The company also just came off a lackluster holiday shopping season, including a weak December performance that forced it to reduce its fourth quarter profit forecast. But Target officials see no reason for to correct course, analysts say.
"While management is not pleased with the season, it is chalking it up to a promotional holiday and does not plan any major changes to marketing or price strategy," Daniel Binder, an analyst with Jefferies & Co., wrote in a research note.
There are two ways to look at Target's actions, or shall we say inactions.
The first is that Target knows what it's doing and will not base its strategies on the short-term whims of the stock market. That's certainly how the company sees itself.
The second perspective is that Target's lack of decisive action might come back to haunt the retailer.
There are ample arguments to support either theory.
Staying the course is certainly prudent. Take Target's weak holiday sales. One bad holiday season does not make a retailer. If Target tried to goose sales with more discounting, that would inevitably damage its profit margins.
As for the sale of its credit card receivables, Target officials think they can fetch a better price if they wait until the end of 2012 or the beginning of 2013.
"We believe a pause in discussions...will enable Target to reach an agreement with a high-quality financial partner on acceptable terms," Scovanner said.
Senior vice president of finance John Mulligan will replace Scovanner as CFO in late March.
Glenn Johnson, a portfolio manager with Mairs & Power in St. Paul, which owns 2.7 million shares of Target stock, thinks there's merit to this approach.
As the economy grows stronger (and the amount of bad debt continues to fall), the value of the credit card portfolio will only rise, Johnson said.
To demonstrate its commitment to selling the receivables, Target said Terry Scully, the president of Target Financial and Retail Services will report directly to CEO Gregg Steinhafel.
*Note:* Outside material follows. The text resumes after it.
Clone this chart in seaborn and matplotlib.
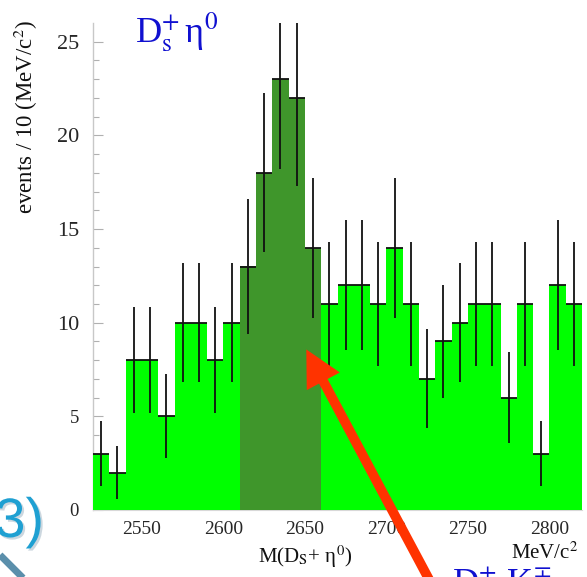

But Target's strategy is not risk free.
Though the economy is showing signs of life, plenty can go wrong. Unemployment is still high and Europe still faces a debt crisis. Any of these factors could actually reduce the value of the credit card receivable by the end of the year.
Target wanted to get out of the credit card business for a number of reasons. It needs the money from a sale to help fund its expansion into Canada.
Plus company officials say they rather focus on what they know best: retailing. Running a credit card portfolio is an entirely different business and Wall Street tends to value financial services firms differently from retailers, Johnson of Mairs & Power said.
Stretching out the credit card portfolio sale for another year adds uncertainty to Target's stock. Most analysts had already priced in the sale at this point.
Target's decision "is likely to undermine patience among investors who have been willing to look through pressure from Canada expenses and credit card profits in 2012 given the quality of the brand and management team," Christopher Horvers, an analyst with JP Morgan, wrote in a research note.
Even before November and December last year, Target's store traffic numbers had been falling, despite efforts like its PFresh grocery initiative and REDcard 5 percent program.
Target's holiday sales were also considerably weaker than what it and Wall Street expected, less than two percent in both November and December.
Target's "'do-nothing different view' will likely be met with some concern given that this is the third month of disappointing sales results," Binder of Jefferies wrote.
Continued same-store sales weakness will squeeze Target's margins even if it avoids discounting because the company is spending a good deal of money on its expansion into Canada..
Executives often say they don't pay attention to stock prices and instead like to focus on the company's long-term welfare. Whether or not that's true in Target's case, the company has certainly earned some faith from Wall Street.
But how long that will last is anyone's guess.
"This series of events is likely to diminish the urge of investors to provide the benefit of the doubt," Horvers of JP Morgan wrote.